4) Standard tax approaches can backfire when environmental disclosures by foreign trade partners are voluntary.
A typical introductory macroeconomic course covers the Pigouvian tax concept, whereby a government should tax an activity like pollution at a level that is equal to the external costs that activity places on society. If a domestic firm’s sourcing from a foreign supply chain partner results in $1 billion worth of environmental damages, for example, then it would be taxed $1 billion under a Pigouvian tax. However, in the real world, a Pigouvian tax approach can backfire for several reasons. First, it fails to account for the feedback effect it creates on foreign firms’ disclosure incentives. If firms with brown production practices were penalized heavily, foreign firms’ disclosures would respond by becoming less informative. Yet imposing a Pigouvian tax itself requires accurate information about the environmental footprint of those producers, such as their CO2 emissions.
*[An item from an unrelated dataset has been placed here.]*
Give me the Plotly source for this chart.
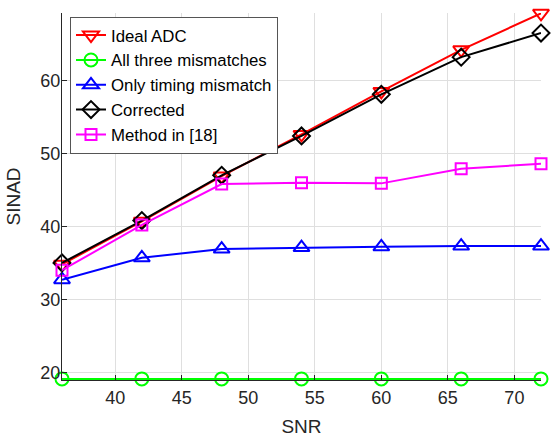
import plotly.graph_objects as go

snr = [36, 42, 48, 54, 60, 66, 72]
ideal_adc = [34.8, 40.7, 46.9, 52.6, 58.5, 64.2, 69.2]
all_three = [19.1, 19.1, 19.1, 19.1, 19.1, 19.1, 19.1]
only_timing = [32.7, 35.7, 36.9, 37.1, 37.2, 37.3, 37.3]
corrected = [35.0, 40.8, 47.0, 52.4, 58.1, 63.2, 66.5]
method18 = [34.0, 40.2, 45.8, 46.0, 45.9, 47.9, 48.6]

x_ticks = [40, 45, 50, 55, 60, 65, 70]
y_ticks = [20, 30, 40, 50, 60]

series = [
    ("Ideal ADC", ideal_adc, "#ff0000", "triangle-down-open", 14),
    ("All three mismatches", all_three, "#00ff00", "circle-open", 13),
    ("Only timing mismatch", only_timing, "#0000ff", "triangle-up-open", 14),
    ("Corrected", corrected, "#000000", "diamond-open", 13),
    ("Method in [18]", method18, "#ff00ff", "square-open", 11),
]

fig = go.Figure()
for name, vals, color, sym, size in series:
    fig.add_trace(go.Scatter(
        x=snr, y=vals, name=name, mode="lines+markers",
        line=dict(color=color, width=2),
        marker=dict(symbol=sym, size=size, color=color, line=dict(color=color, width=2)),
        cliponaxis=False,
    ))

axis_color = "#262626"
fig.update_layout(
    width=551, height=440,
    margin=dict(l=62, r=10, t=13, b=60, autoexpand=False),
    paper_bgcolor="white", plot_bgcolor="white",
    font=dict(family="Liberation Sans, Arial, sans-serif", color=axis_color),
    showlegend=True,
    legend=dict(
        x=0.0167, y=0.99, xanchor="left", yanchor="top",
        bgcolor="white", bordercolor="#555555", borderwidth=1,
        font=dict(size=16.8, color="black"),
        tracegroupgap=0,
    ),
    xaxis=dict(
        range=[36, 72], tickvals=x_ticks, ticks="inside", ticklen=5,
        tickcolor=axis_color, tickfont=dict(size=18, color=axis_color),
        showgrid=True, gridcolor="#dfdfdf", gridwidth=1, automargin=False,
        ticklabelstandoff=1,
        showline=True, linecolor=axis_color, linewidth=1, zeroline=False,
        title=dict(text="SNR", font=dict(size=19, color=axis_color), standoff=13),
    ),
    yaxis=dict(
        range=[18.95, 69.25], tickvals=y_ticks, ticks="inside", ticklen=5,
        tickcolor=axis_color, tickfont=dict(size=18, color=axis_color),
        showgrid=True, gridcolor="#dfdfdf", gridwidth=1, automargin=False,
        ticklabelstandoff=-3,
        showline=True, linecolor=axis_color, linewidth=1, zeroline=False,
        title=dict(text="SINAD", font=dict(size=19, color=axis_color), standoff=14),
    ),
)

fig.write_html("out.html", config={"displayModeBar": False},
               post_script="document.body.style.margin='0px';")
Second, domestic households benefit when well-established local firms can exercise market power in sourcing inputs internationally. This is because cost savings are passed on to domestic consumers. Yet this task is complicated by the fact that foreign firms have private information about their production practices and associated actual costs. A Pigouvian tax approach ignores these concerns and tends to overtax the sourcing of inputs, relative to an optimal approach. Instead of trying to impose a tax equal to the average damage caused by a foreign source, states are then better off imposing a tax that errs on the lower side.
It may seem like a counterintuitive regulatory approach, but when factoring in strategic environmental disclosures by foreign trade partners, less may be more.
Christian Opp is an associate professor of finance at Simon Business School. His work analyzes financial institutions’ and markets’ impact on allocations, with a particular focus on the role of informational frictions.